Bird banding (or ringing if you’re in the Old World) is considered one of the most effective ways of monitoring avian population, migration, and species diversity. Some authorities argue that capture, tagging, and subsequent recapture is the field biologist’s most important tool for enumerating and quantifying the status of wild populations. But is there a better way to count birds than to capture them?
A release from the British Ecological Society points to a significant improvement in the methodology of monitoring cryptic species:
Ecologists have at last worked out a way of using recordings of birdsong to accurately measure the size of bird populations. This is the first time sound recordings from a microphone array have been translated into accurate estimates of bird species’ populations… Developed by Deanna Dawson of the US Geological Survey and Murray Efford of the University of Otago, New Zealand, the technique is an innovative combination of sound recording with spatially explicit capture-recapture (SECR), a new version of one of ecologists’ oldest tools for monitoring animal populations.
In essence, while birdsong is a clear indicator of the presence of a given species, song alone has been insufficient to assess species density. This new system, tested on the cute but cryptic Ovenbird, allows researchers to estimate populations based on sound alone. Ms. Dawson explains:
We devised a way to estimate population density of birds or other animals that vocalise by combining sound information from several microphones. A sound spreading through a forest or other habitat leaves a ‘footprint’. The size of the footprint depends on how quickly the sound attenuates. Mathematically, there is a unique combination of population density and attenuation rate that best matches the number and ‘size’ of the recorded sounds. We used computer methods to find the best match, and thereby estimate density.

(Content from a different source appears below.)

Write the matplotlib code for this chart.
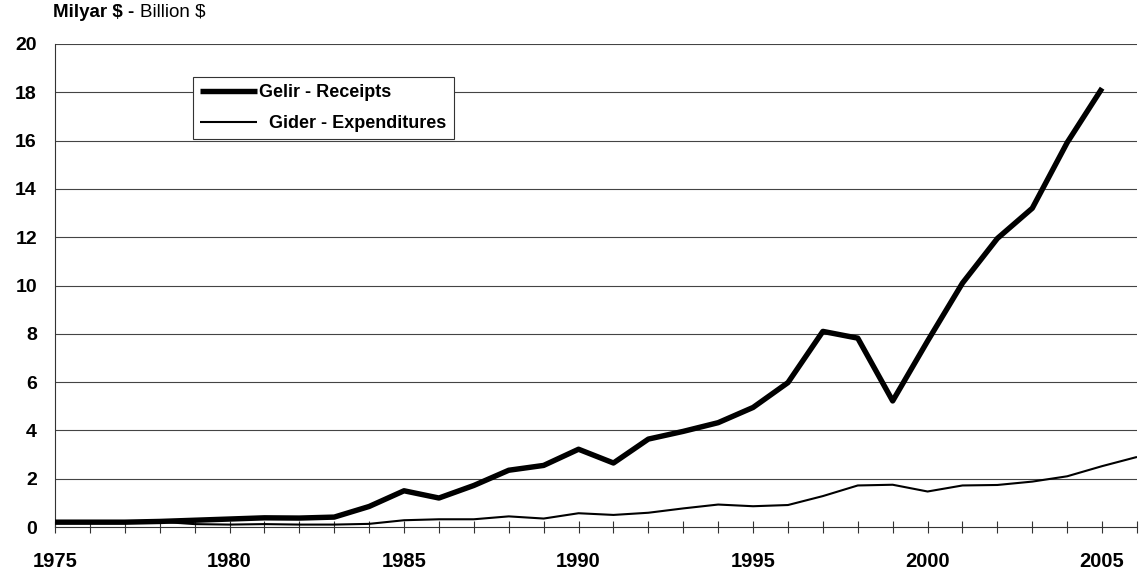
import matplotlib
matplotlib.use("Agg")
import matplotlib.pyplot as plt

plt.rcParams['font.family'] = ['Liberation Sans', 'DejaVu Sans']

# veriler - milyar $
YEARS = list(range(1975, 2007))
GELIR_YEARS = list(range(1975, 2006))
GELIR = [0.2, 0.2, 0.2, 0.23, 0.28, 0.33, 0.38, 0.37, 0.41, 0.85,
         1.5, 1.2, 1.72, 2.35, 2.55, 3.22, 2.65, 3.64, 3.96, 4.32,
         4.95, 5.98, 8.1, 7.82, 5.22, 7.7, 10.1, 11.95, 13.2, 15.92,
         18.17]
GIDER = [0.2, 0.18, 0.2, 0.22, 0.12, 0.1, 0.12, 0.1, 0.1, 0.13,
         0.28, 0.32, 0.32, 0.44, 0.35, 0.57, 0.5, 0.59, 0.77, 0.93,
         0.86, 0.91, 1.28, 1.72, 1.75, 1.47, 1.72, 1.74, 1.88, 2.1,
         2.52, 2.9]
Y_TICKS = list(range(0, 21, 2))
X_LABELS = [str(y) if y % 5 == 0 else "" for y in YEARS]

W, H = 1140, 578
fig = plt.figure(figsize=(W / 100, H / 100), dpi=100)
ax = fig.add_axes([55 / W, 1 - 527 / H, (1137 - 55) / W, (527 - 44) / H])

ax.plot(GELIR_YEARS, GELIR, color='black', lw=3.9, solid_joinstyle='round',
        solid_capstyle='butt', label='Gelir - Receipts', zorder=3)
ax.plot(YEARS, GIDER, color='black', lw=1.5, solid_joinstyle='round',
        solid_capstyle='butt', label='  Gider - Expenditures', zorder=3)

ax.set_xlim(1975, 2006)
ax.set_ylim(0, 20)
ax.set_yticks(Y_TICKS)
ax.set_yticklabels([str(v) for v in Y_TICKS], fontsize=14, fontweight='bold')
ax.set_xticks(YEARS)
ax.set_xticklabels(X_LABELS, fontsize=14.5, fontweight='bold')
ax.tick_params(axis='y', length=0, pad=13)
ax.tick_params(axis='x', direction='inout', length=8.5, width=0.8,
               color='#333333', pad=14)

for v in Y_TICKS[1:]:
    ax.axhline(v, color='#444444', lw=0.8, zorder=1)

for s in ['top', 'right']:
    ax.spines[s].set_visible(False)
ax.spines['left'].set_color('#333333')
ax.spines['bottom'].set_color('#333333')
ax.spines['left'].set_linewidth(0.8)
ax.spines['bottom'].set_linewidth(0.8)

leg = ax.legend(loc='upper left', bbox_to_anchor=((193 - 55) / (1137 - 55), 1 - (77 - 44) / (527 - 44)),
                frameon=True, fancybox=False, framealpha=1, edgecolor='#333333',
                prop={'weight': 'bold', 'size': 13}, handlelength=3.15,
                handletextpad=0.15, borderaxespad=0, borderpad=0.38, labelspacing=0.78)
leg.get_frame().set_linewidth(0.8)

# baslik: kalin + normal kisim
t1 = fig.text(53 / W, 1 - 17 / H, 'Milyar $ - ', fontsize=13.5, fontweight='bold', va='baseline')
fig.canvas.draw()
bb = t1.get_window_extent(fig.canvas.get_renderer())
fig.text(bb.x1 / W, 1 - 17 / H, 'Billion $', fontsize=13.5, va='baseline')

fig.savefig('out.png', dpi=100)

According to the release, this new acoustic technique gives a more accurate estimate of bird numbers than using nets to capture birds, which can be stressful for the birds as well as time consuming for the researchers. I suspect that bird netting and banding will remain a mainstay for avian researchers for many years to come but love the idea of gathering desired data in a less intrusive (frankly, what is more intrusive than being captured in a mist net?) fashion.
Have you heard anything about this technique?